Friday, February 21, 2014

TV Stand Part IX - And that's a wrap...

The TV Stand is finally complete. I am pleased with how it turned out and want to thank all those who gave me design and construction advice.  In particular Chris Wong, Matt Gradwohl and Scott Meek from Woodchat as well as Mark Spagnuolo.  Thanks also to everyone who has spent the time to create great woodworking instruction and content online.

Now for the good stuff.  This is an original design and is constructed from solid cherry and maple with a few walnut accents. Everything is finished with shellac and a wee bit of paste wax.

100+ individual parts.
60+ mortise and tenon joints
~50bf of Cherry and Maple

The same board was used for the drawer fronts as well as the panels on the sides and back, with the best bits used for the drawers.

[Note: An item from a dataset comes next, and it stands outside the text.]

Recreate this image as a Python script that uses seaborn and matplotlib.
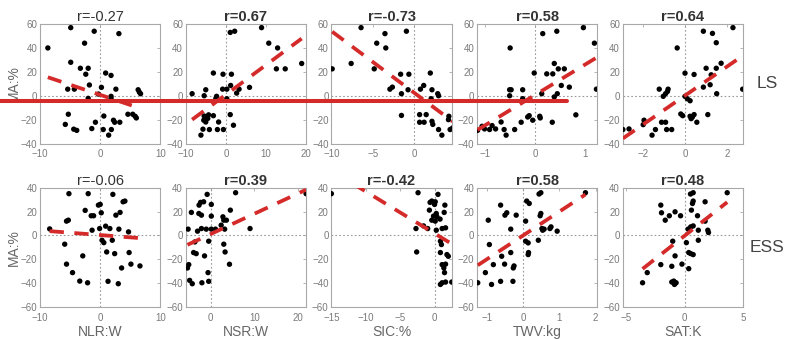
import numpy as np
import pandas as pd
import seaborn as sns
import matplotlib.pyplot as plt
from matplotlib.lines import Line2D

# ---------------- data ----------------
row_labels = ["LS", "ESS"]
x_labels = ["NLR:W", "NSR:W", "SIC:%", "TWV:kg", "SAT:K"]
y_label = "MA:%"
titles_ls = ["r=-0.27", "r=0.67", "r=-0.73", "r=0.58", "r=0.64"]
titles_ess = ["r=-0.06", "r=0.39", "r=-0.42", "r=0.58", "r=0.48"]
bold_ls = [False, True, True, True, True]
bold_ess = [False, True, True, True, True]

ls_nlr_x = [-8.7, -4.9, -1.0, 3.1, -2.6, -4.9, -3.3, -2.0, -2.4, 0.9, 1.8, -1.8, -5.4, -4.3, 0.2,
            2.6, 6.3, 6.5, 6.7, -0.3, 1.8, 1.8, -2.0, -5.3, 0.6, 4.6, 5.4, 5.8, 6.0, 2.2, 2.4,
            3.25, -0.8, -5.8, -4.4, -3.9, -1.4, 0.5, 1.85, 1.4]
ls_nlr_y = [40, 57, 54, 52, 44, 28, 23, 23, 18, 19, 17, 9, 5.5, 5.5, 7,
            5.5, 5, 3, 1.7, 1.4, -0.5, -2.5, -2.2, -15.5, -17, -15.5, -15.5, -17.2, -18.6, -20.5, -22.2,
            -22.2, -22.2, -24, -28, -29, -27.5, -28.3, -28.3, -33]

ls_nsr_x = [-8.4, -5.0, -5.4, -3.1, -0.7, 1.4, 1.1, 2.2, -0.8, 0.25, 1.2, 3.3, 2.7, 5.9, -2.3,
            -2.5, 0.25, -4.3, -5.4, -3.1, -5.5, -5.0, -5.7, -6.2, -4.1, -1.8, -2.1, -0.6, 1.1, 1.9,
            -4.5, 8.9, 10.7, 12.9, 12.6, 14.8, 18.9]
ls_nsr_y = [1.7, 5, 0, 19, 18, 18, 53, 54, 5.5, 5.5, 8.6, 5.5, 2.2, 7, -0.5,
            -2.5, -2.5, -16, -17, -16.7, -20.5, -22, -28, -33, -28.3, -22, -28.3, -28.3, -15.8, -24.7,
            -19, 57, 44, 40, 22.5, 22.5, 27]

ls_sic_x = [-9.9, -7.6, -6.4, -3.5, -0.9, -4.5, -3.4, -4.8, -1.6, -0.6, 2.0, -2.9, -2.6, -1.5, -0.7,
            0.8, 1.2, 2.2, 2.9, 3.0, 2.1, -1.5, 0.7, 1.5, 0.7, 1.25, 2.2, 2.3, 3.0, 3.4,
            4.4, 4.7, 4.2, 4.25]
ls_sic_y = [22.5, 27, 57, 52, 54, 44, 40, 22.5, 18, 18, 19, 5.5, 7.2, 1.7, 5,
            5.5, 8.6, 5, 1.7, 0, -2.5, -16.5, -15.8, -15.8, -22.2, -22.2, -21.4, -24, -28.3, -33,
            -28.3, -27, -20, -17.2]

ls_twv_x = [-0.5, 0.15, 0.43, 0.96, 1.18, 1.22, -0.02, 0.23, 0.35, 0.38, 0.46, 0.58, 0.52, 0.68, 0.44,
            0.38, 0.13, -0.51, -0.48, -0.51, -0.25, -0.25, 0.81, -0.12, -0.15, 0.09, 0.1, -0.05, -0.28, 0.34,
            -0.68, -0.86, -0.91, -0.79, -0.62, -0.41, -0.58, -1.06, -1.01, -1.15]
ls_twv_y = [40, 52, 54, 57, 44, 5.5, 19, 18.3, 18.3, 27, 22.5, 22.5, 8.6, 7.2, 1.7,
            -1, 1.7, 5, 5, 0, 5, -2.5, -16, -16.7, -17.8, -17.2, -18.6, -20.5, -22.2, -22.2,
            -22, -25, -28.3, -27.8, -28.3, -28.3, -33, -25.6, -27.8, -29]

ls_sat_x = [-0.37, 0.87, 1.3, 1.48, 2.27, 2.73, 0.0, 0.43, 1.0, 1.48, 1.71, 1.24, 1.19, 0.87, 1.5,
            -1.22, -0.8, -0.83, -0.92, -1.03, 0.0, 0.11, 0.24, -0.2, -0.11, 0.24, 0.35, 0.43, 0.29, 0.56,
            1.08, -1.94, -1.98, -1.11, -0.92, -2.94, -2.65, -1.4, -0.87, -0.63, -1.56]
ls_sat_y = [40, 54, 52.2, 44.4, 57, 5.5, 18.9, 17.8, 23, 23, 27.2, 17.5, 9.2, 7.2, 1.7,
            5.5, 5.5, 3.6, 1.7, -0.5, -0.5, -2.5, -4.2, -15.3, -16.7, -17.2, -17.8, -15.8, -19.2, -22.2,
            -15.8, -20.5, -24.2, -22.2, -22.2, -28.3, -27.8, -28.3, -28.3, -28.3, -33]

ess_nlr_x = [-5.2, -2.0, 2.1, 0.0, -0.3, 4.1, 3.8, -2.5, -1.5, -1.1, 2.6, 3.3, 0.17, -5.6, -5.3,
             -1.35, -0.1, 0.9, 1.6, 3.1, 4.7, -8.4, 0.3, 0.6, 2.0, -5.9, 1.07, 2.4, 4.8, -5.6,
             -2.9, 5.1, 6.6, 3.55, -4.6, -3.4, -2.1, 1.3, 3.0]
ess_nlr_y = [35, 35, 34.4, 26, 25.4, 28.8, 28.2, 21, 16.5, 16.5, 17, 19.3, 19, 12, 12.8,
             4.4, 5.8, 7.8, 5.8, 5.3, 3, 5.5, -4, -6, -4, -7.3, -13.8, -15.2, -14.3, -24,
             -17.1, -24, -25.5, -27.2, -31.1, -38.2, -39.6, -38.4, -40.4]

ess_nsr_x = [-4.4, -5.15, -2.3, -2.65, -1.6, -0.8, -2.7, -2.1, 0.15, 0.15, -3.0, -2.1, -1.0, 0.15, 1.1,
             2.4, 3.0, 2.8, 3.6, 4.5, 3.2, 5.7, 9.0, 21.8, -0.45, -3.6, -3.9, -3.3, -1.4, 3.0,
             3.3, 4.3, -5.0, -5.3, -0.6, -4.8, -4.2, -2.0, -0.45]
ess_nsr_y = [19.3, 5.3, 27.7, 25.4, 28.2, 34.4, 18.4, 17, 26, 16.2, 3.6, 5.8, 5.3, 5.3, 5.3,
             8.6, 12.8, 15.6, 12.8, 21.2, 5.3, 35.8, 5.8, 35, -4.8, -5.4, -14.3, -15.2, -17.1, -7.3,
             -13.8, -24.1, -24.4, -27.2, -31.1, -37.6, -40.4, -39.6, -38.4]

ess_sic_x = [-15.0, -2.4, 0.5, -0.4, 0.1, -0.65, 0.0, 1.5, -0.75, 0.25, 1.4, -0.15, 0.35, -0.4, 0.1,
             0.8, -2.7, -1.6, -1.0, 0.25, 1.1, 1.6, 0.85, 1.0, 0.85, -2.6, 1.8, 2.0, 1.1, 1.6,
             1.35, 1.45, 1.1, 0.85, 1.6, 2.5]
ess_sic_y = [35, 35.8, 34.4, 28.8, 28.2, 27.7, 26, 25.4, 21.2, 18.4, 19.3, 16.2, 15.6, 12.8, 12,
             13.7, 5.8, 8, 5.8, 4.4, 5.8, 6.4, -4.8, -7.6, -14.3, -13.8, -16, -17.4, -24.4, -24,
             -27.2, -31.1, -39.6, -41, -39, -39]

ess_twv_x = [0.44, 0.49, 1.72, -0.62, 0.1, 0.17, -0.5, -0.45, -0.19, 0.49, 0.47, -0.96, 0.07, -0.34, 0.52,
             0.58, 0.74, 0.77, 0.94, 0.54, 0.07, 0.14, 0.42, -0.93, -0.34, 0.15, 0.14, -0.59, -0.82, -0.51,
             -0.25, -0.27, -1.04, -1.25, -0.87, -0.62, -0.28]
ess_twv_y = [34.7, 35.8, 35.8, 25.4, 28.8, 26.8, 17, 19, 17, 18.4, 16.5, 12.8, 12, 5.3, 5.8,
             5.3, 5.8, 7.2, 3.6, 4.4, -4.8, -6.2, -4, -7.6, -14.3, -14.3, -16, -17.4, -24.4, -24,
             -25.5, -27.2, -31.1, -39.6, -41, -38.4, -38.4]

ess_sat_x = [0.5, 0.73, 3.64, -2.04, -1.98, -0.82, -1.31, -1.66, -0.35, 0.73, 0.67, 0.58, 1.1, 1.75, 1.75,
             0.29, 0.52, 0.73, 1.17, 1.98, 2.04, -1.02, 0.15, 1.17, -0.82, 0.35, 0.52, 0.73, -2.04, -1.1,
             -0.23, 0.35, -3.2, -3.6, -0.93, -0.73, -0.87, -1.1]
ess_sat_y = [34.7, 35.8, 35.8, 25.4, 19, 19.8, 16.5, 12.8, 16.5, 28.8, 26.8, 21.2, 16.5, 28.2, 12,
             5.3, 7.2, 8, 4.4, 4.4, 2.5, -4.8, -6, -4, -17.1, -14.3, -15.2, -16, -24.4, -25.8,
             -24, -27.8, -31.1, -39.6, -38.2, -39.6, -41, -39]

ls_data = [(ls_nlr_x, ls_nlr_y), (ls_nsr_x, ls_nsr_y), (ls_sic_x, ls_sic_y),
           (ls_twv_x, ls_twv_y), (ls_sat_x, ls_sat_y)]
ess_data = [(ess_nlr_x, ess_nlr_y), (ess_nsr_x, ess_nsr_y), (ess_sic_x, ess_sic_y),
            (ess_twv_x, ess_twv_y), (ess_sat_x, ess_sat_y)]

# ---------------- axis settings ----------------
xlims = [[(-10, 10), (-10, 20), (-10, 4.6), (-1.16, 1.24), (-2.95, 2.75)],
         [(-10, 10), (-5.7, 21.8), (-15, 2.5), (-1.27, 2.05), (-5.3, 5.0)]]
xticks = [[[-10, 0, 10], [-10, 0, 10, 20], [-10, -5, 0], [-1, 0, 1], [-2, 0, 2]],
          [[-10, 0, 10], [0, 10, 20], [-15, -10, -5, 0], [-1, 0, 1, 2], [-5, 0, 5]]]
ylims = [(-40, 60), (-60, 40)]
yticks = [[-40, -20, 0, 20, 40, 60], [-60, -40, -20, 0, 20, 40]]

sns.set_theme(style="white")
plt.rcParams['font.family'] = ['Liberation Sans', 'DejaVu Sans']

gray_txt = "#7a7a7a"
spine_c = "#a8a8a8"
red = "#d42a2a"

fig, axes = plt.subplots(2, 5, figsize=(7.88, 3.39), dpi=100)
fig.subplots_adjust(left=0.0508, right=0.943, top=0.929, bottom=0.094,
                    wspace=0.21, hspace=0.37)

all_data = [ls_data, ess_data]
all_titles = [titles_ls, titles_ess]
all_bold = [bold_ls, bold_ess]

for r in range(2):
    for c in range(5):
        ax = axes[r, c]
        xs, ys = all_data[r][c]
        df = pd.DataFrame({"x": xs, "y": ys})
        ax.axhline(0, color="#999999", ls=(0, (1.5, 2)), lw=0.8, zorder=1)
        ax.axvline(0, color="#999999", ls=(0, (1.5, 2)), lw=0.8, zorder=1)
        sns.regplot(data=df, x="x", y="y", ax=ax, ci=None, truncate=True,
                    scatter_kws=dict(s=15, color="black", alpha=1, edgecolors="none", zorder=3),
                    line_kws=dict(color=red, lw=2.7, ls=(0, (3.8, 2.8)), zorder=4))
        ax.set_xlim(*xlims[r][c])
        ax.set_ylim(*ylims[r])
        ax.set_xticks(xticks[r][c])
        ax.set_yticks(yticks[r])
        ax.set_xlabel("")
        ax.set_ylabel("")
        ax.tick_params(direction="in", length=2.5, width=0.6, colors=spine_c,
                       labelcolor=gray_txt, labelsize=7, pad=2,
                       top=True, right=True)
        ax.tick_params(axis="x", pad=4)
        for s in ax.spines.values():
            s.set_color(spine_c)
            s.set_linewidth(0.8)
        ax.set_title(all_titles[r][c], fontsize=10.5, pad=2, color="#333333",
                     fontweight="bold" if all_bold[r][c] else "normal")
        if c == 0:
            ax.set_ylabel(y_label, fontsize=10, color="#666666", labelpad=0)
        if r == 1:
            ax.set_xlabel(x_labels[c], fontsize=10, color="#666666", labelpad=2)
    axes[r, 4].text(1.2, 0.5, row_labels[r], transform=axes[r, 4].transAxes,
                    fontsize=12.5, color="#444444", ha="center", va="center")

# red horizontal overlay line across the top row
fig.add_artist(Line2D([0.0, 0.72], [0.702, 0.702], transform=fig.transFigure,
                      color=red, lw=2.9, zorder=10))

fig.savefig("out.png", dpi=100)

The top is split to allow cables from the TV to pass through into the case.  I trimmed the sapwood, following the grain, to mimic a live edge and provide clearance for plugs. The amount of figure in the top was a pleasant surprise.

Breadboard end worked well as the two boards are not connected to each other.  

The entire case is frame and panel construction.  I like the way this looks but it certainly made this a much more complex piece.

The top is held on with screws through the top blade at the front and a dozen shopmade wooden cleats.

I made the drawer pulls from some scrap walnut. They are a simple design but I didn't want anything that would distract from the figure of the drawer fronts.

The drawers are a dowel reinforced rabbet construction and ride on a center guide made of maple. All of the drawer sides and backs were re-sawn from 6/4 maple stock. (Note- It is possible to re-saw just over 7" on a std jet 14" bandsaw)

The back is of the same construction as the rest of the case and I tried to use as nice a wood as possible as the location that this piece will be in leaves the back visible.

The back panel for the center shelf is vented, as is the shelf above it.  This is to prevent the receiver from overheating.

Wiring is accommodated by the split top and by oval holes through the back edge of all the shelves/dust frames.

All set up and ready to go.


  1. Jeremy,

    Great work! I like how it looks nice from all vantage points.


  2. Really nice work. I especially like the live edge break in the top. You should check out the work of JD Lohr. He combines arts and crafts and live edge really well.